- _Challenge_: Skip the pictures. Transcribe the rest of the data below without changing a word.

- _Data section_:
** start **

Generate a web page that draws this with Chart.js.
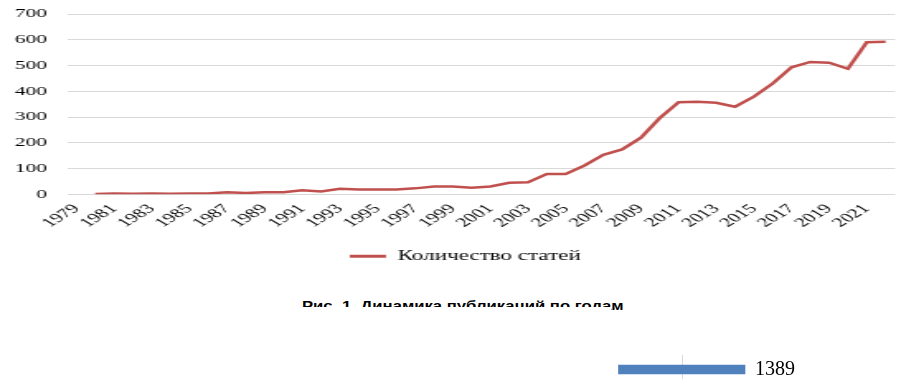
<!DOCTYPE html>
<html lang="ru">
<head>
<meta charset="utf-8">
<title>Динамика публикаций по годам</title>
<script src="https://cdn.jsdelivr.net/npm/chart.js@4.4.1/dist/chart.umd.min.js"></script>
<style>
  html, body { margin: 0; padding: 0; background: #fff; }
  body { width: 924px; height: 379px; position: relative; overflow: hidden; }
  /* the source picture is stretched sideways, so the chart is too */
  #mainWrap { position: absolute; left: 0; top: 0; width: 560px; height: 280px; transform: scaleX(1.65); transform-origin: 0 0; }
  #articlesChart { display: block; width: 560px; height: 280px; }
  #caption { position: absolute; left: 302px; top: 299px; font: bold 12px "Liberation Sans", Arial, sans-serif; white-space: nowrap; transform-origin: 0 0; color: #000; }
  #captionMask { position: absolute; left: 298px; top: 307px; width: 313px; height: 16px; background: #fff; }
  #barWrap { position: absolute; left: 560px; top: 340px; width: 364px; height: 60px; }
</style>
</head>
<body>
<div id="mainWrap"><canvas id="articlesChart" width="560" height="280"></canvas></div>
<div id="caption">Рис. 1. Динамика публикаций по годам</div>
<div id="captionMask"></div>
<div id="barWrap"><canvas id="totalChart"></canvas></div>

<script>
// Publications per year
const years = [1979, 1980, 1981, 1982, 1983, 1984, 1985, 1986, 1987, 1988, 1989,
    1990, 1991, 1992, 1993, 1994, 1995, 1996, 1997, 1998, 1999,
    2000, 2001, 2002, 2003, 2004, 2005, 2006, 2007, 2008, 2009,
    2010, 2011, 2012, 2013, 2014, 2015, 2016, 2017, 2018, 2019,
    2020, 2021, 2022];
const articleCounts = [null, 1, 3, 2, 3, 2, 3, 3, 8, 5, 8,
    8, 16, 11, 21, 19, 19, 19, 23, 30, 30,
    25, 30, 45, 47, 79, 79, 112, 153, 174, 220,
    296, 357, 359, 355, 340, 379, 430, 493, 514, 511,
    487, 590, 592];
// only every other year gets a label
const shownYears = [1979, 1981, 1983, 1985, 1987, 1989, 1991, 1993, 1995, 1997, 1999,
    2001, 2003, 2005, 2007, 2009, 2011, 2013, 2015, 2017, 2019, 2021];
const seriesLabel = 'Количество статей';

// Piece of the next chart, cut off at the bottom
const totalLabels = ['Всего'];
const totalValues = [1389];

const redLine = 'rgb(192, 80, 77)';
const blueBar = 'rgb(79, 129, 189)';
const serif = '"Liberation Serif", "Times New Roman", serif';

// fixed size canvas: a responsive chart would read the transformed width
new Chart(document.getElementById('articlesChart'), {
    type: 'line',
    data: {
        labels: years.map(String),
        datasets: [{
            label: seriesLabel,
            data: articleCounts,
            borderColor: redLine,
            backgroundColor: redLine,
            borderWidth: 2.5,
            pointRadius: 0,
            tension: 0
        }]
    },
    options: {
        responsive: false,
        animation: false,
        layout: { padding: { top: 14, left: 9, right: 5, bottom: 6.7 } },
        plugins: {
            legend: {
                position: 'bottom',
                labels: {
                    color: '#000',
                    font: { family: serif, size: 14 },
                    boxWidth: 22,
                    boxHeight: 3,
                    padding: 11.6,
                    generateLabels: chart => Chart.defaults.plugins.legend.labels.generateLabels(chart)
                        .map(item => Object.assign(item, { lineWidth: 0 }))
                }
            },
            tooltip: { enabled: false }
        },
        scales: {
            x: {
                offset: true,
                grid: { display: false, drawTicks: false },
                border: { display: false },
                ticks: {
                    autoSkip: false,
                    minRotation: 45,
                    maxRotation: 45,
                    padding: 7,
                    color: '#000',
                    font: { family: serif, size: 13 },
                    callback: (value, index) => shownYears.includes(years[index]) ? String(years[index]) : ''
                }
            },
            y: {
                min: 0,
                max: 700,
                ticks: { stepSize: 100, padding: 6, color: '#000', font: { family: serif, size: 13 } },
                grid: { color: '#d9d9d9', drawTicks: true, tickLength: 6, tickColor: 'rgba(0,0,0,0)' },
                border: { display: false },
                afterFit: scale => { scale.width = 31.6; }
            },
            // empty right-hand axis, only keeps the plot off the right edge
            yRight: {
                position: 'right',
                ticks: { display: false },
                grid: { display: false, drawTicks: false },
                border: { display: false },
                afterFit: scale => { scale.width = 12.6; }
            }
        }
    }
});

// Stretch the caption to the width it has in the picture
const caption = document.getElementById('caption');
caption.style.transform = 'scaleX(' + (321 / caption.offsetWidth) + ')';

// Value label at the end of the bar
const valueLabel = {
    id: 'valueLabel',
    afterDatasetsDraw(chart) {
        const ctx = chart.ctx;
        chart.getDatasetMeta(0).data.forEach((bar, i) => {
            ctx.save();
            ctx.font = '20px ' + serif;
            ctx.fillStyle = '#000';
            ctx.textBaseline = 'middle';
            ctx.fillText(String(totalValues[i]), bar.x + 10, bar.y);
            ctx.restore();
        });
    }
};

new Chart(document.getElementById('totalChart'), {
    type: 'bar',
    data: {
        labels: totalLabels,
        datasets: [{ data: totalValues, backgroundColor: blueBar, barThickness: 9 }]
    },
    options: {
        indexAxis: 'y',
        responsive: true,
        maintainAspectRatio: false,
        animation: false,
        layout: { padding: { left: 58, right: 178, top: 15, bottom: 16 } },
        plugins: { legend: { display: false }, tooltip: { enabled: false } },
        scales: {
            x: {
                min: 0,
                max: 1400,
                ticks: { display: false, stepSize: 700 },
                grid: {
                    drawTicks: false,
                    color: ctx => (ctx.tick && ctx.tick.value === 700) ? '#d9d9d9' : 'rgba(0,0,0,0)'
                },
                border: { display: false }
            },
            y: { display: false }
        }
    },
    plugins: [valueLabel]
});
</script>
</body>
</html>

** end **

- _Response to the exercise_:
Generate a web page that draws this with Chart.js.
<!DOCTYPE html>
<html lang="ru">
<head>
<meta charset="utf-8">
<title>Динамика публикаций по годам</title>
<script src="https://cdn.jsdelivr.net/npm/chart.js@4.4.1/dist/chart.umd.min.js"></script>
<style>
  html, body { margin: 0; padding: 0; background: #fff; }
  body { width: 924px; height: 379px; position: relative; overflow: hidden; }
  /* the source picture is stretched sideways, so the chart is too */
  #mainWrap { position: absolute; left: 0; top: 0; width: 560px; height: 280px; transform: scaleX(1.65); transform-origin: 0 0; }
  #articlesChart { display: block; width: 560px; height: 280px; }
  #caption { position: absolute; left: 302px; top: 299px; font: bold 12px "Liberation Sans", Arial, sans-serif; white-space: nowrap; transform-origin: 0 0; color: #000; }
  #captionMask { position: absolute; left: 298px; top: 307px; width: 313px; height: 16px; background: #fff; }
  #barWrap { position: absolute; left: 560px; top: 340px; width: 364px; height: 60px; }
</style>
</head>
<body>
<div id="mainWrap"><canvas id="articlesChart" width="560" height="280"></canvas></div>
<div id="caption">Рис. 1. Динамика публикаций по годам</div>
<div id="captionMask"></div>
<div id="barWrap"><canvas id="totalChart"></canvas></div>

<script>
// Publications per year
const years = [1979, 1980, 1981, 1982, 1983, 1984, 1985, 1986, 1987, 1988, 1989,
    1990, 1991, 1992, 1993, 1994, 1995, 1996, 1997, 1998, 1999,
    2000, 2001, 2002, 2003, 2004, 2005, 2006, 2007, 2008, 2009,
    2010, 2011, 2012, 2013, 2014, 2015, 2016, 2017, 2018, 2019,
    2020, 2021, 2022];
const articleCounts = [null, 1, 3, 2, 3, 2, 3, 3, 8, 5, 8,
    8, 16, 11, 21, 19, 19, 19, 23, 30, 30,
    25, 30, 45, 47, 79, 79, 112, 153, 174, 220,
    296, 357, 359, 355, 340, 379, 430, 493, 514, 511,
    487, 590, 592];
// only every other year gets a label
const shownYears = [1979, 1981, 1983, 1985, 1987, 1989, 1991, 1993, 1995, 1997, 1999,
    2001, 2003, 2005, 2007, 2009, 2011, 2013, 2015, 2017, 2019, 2021];
const seriesLabel = 'Количество статей';

// Piece of the next chart, cut off at the bottom
const totalLabels = ['Всего'];
const totalValues = [1389];

const redLine = 'rgb(192, 80, 77)';
const blueBar = 'rgb(79, 129, 189)';
const serif = '"Liberation Serif", "Times New Roman", serif';

// fixed size canvas: a responsive chart would read the transformed width
new Chart(document.getElementById('articlesChart'), {
    type: 'line',
    data: {
        labels: years.map(String),
        datasets: [{
            label: seriesLabel,
            data: articleCounts,
            borderColor: redLine,
            backgroundColor: redLine,
            borderWidth: 2.5,
            pointRadius: 0,
            tension: 0
        }]
    },
    options: {
        responsive: false,
        animation: false,
        layout: { padding: { top: 14, left: 9, right: 5, bottom: 6.7 } },
        plugins: {
            legend: {
                position: 'bottom',
                labels: {
                    color: '#000',
                    font: { family: serif, size: 14 },
                    boxWidth: 22,
                    boxHeight: 3,
                    padding: 11.6,
                    generateLabels: chart => Chart.defaults.plugins.legend.labels.generateLabels(chart)
                        .map(item => Object.assign(item, { lineWidth: 0 }))
                }
            },
            tooltip: { enabled: false }
        },
        scales: {
            x: {
                offset: true,
                grid: { display: false, drawTicks: false },
                border: { display: false },
                ticks: {
                    autoSkip: false,
                    minRotation: 45,
                    maxRotation: 45,
                    padding: 7,
                    color: '#000',
                    font: { family: serif, size: 13 },
                    callback: (value, index) => shownYears.includes(years[index]) ? String(years[index]) : ''
                }
            },
            y: {
                min: 0,
                max: 700,
                ticks: { stepSize: 100, padding: 6, color: '#000', font: { family: serif, size: 13 } },
                grid: { color: '#d9d9d9', drawTicks: true, tickLength: 6, tickColor: 'rgba(0,0,0,0)' },
                border: { display: false },
                afterFit: scale => { scale.width = 31.6; }
            },
            // empty right-hand axis, only keeps the plot off the right edge
            yRight: {
                position: 'right',
                ticks: { display: false },
                grid: { display: false, drawTicks: false },
                border: { display: false },
                afterFit: scale => { scale.width = 12.6; }
            }
        }
    }
});

// Stretch the caption to the width it has in the picture
const caption = document.getElementById('caption');
caption.style.transform = 'scaleX(' + (321 / caption.offsetWidth) + ')';

// Value label at the end of the bar
const valueLabel = {
    id: 'valueLabel',
    afterDatasetsDraw(chart) {
        const ctx = chart.ctx;
        chart.getDatasetMeta(0).data.forEach((bar, i) => {
            ctx.save();
            ctx.font = '20px ' + serif;
            ctx.fillStyle = '#000';
            ctx.textBaseline = 'middle';
            ctx.fillText(String(totalValues[i]), bar.x + 10, bar.y);
            ctx.restore();
        });
    }
};

new Chart(document.getElementById('totalChart'), {
    type: 'bar',
    data: {
        labels: totalLabels,
        datasets: [{ data: totalValues, backgroundColor: blueBar, barThickness: 9 }]
    },
    options: {
        indexAxis: 'y',
        responsive: true,
        maintainAspectRatio: false,
        animation: false,
        layout: { padding: { left: 58, right: 178, top: 15, bottom: 16 } },
        plugins: { legend: { display: false }, tooltip: { enabled: false } },
        scales: {
            x: {
                min: 0,
                max: 1400,
                ticks: { display: false, stepSize: 700 },
                grid: {
                    drawTicks: false,
                    color: ctx => (ctx.tick && ctx.tick.value === 700) ? '#d9d9d9' : 'rgba(0,0,0,0)'
                },
                border: { display: false }
            },
            y: { display: false }
        }
    },
    plugins: [valueLabel]
});
</script>
</body>
</html>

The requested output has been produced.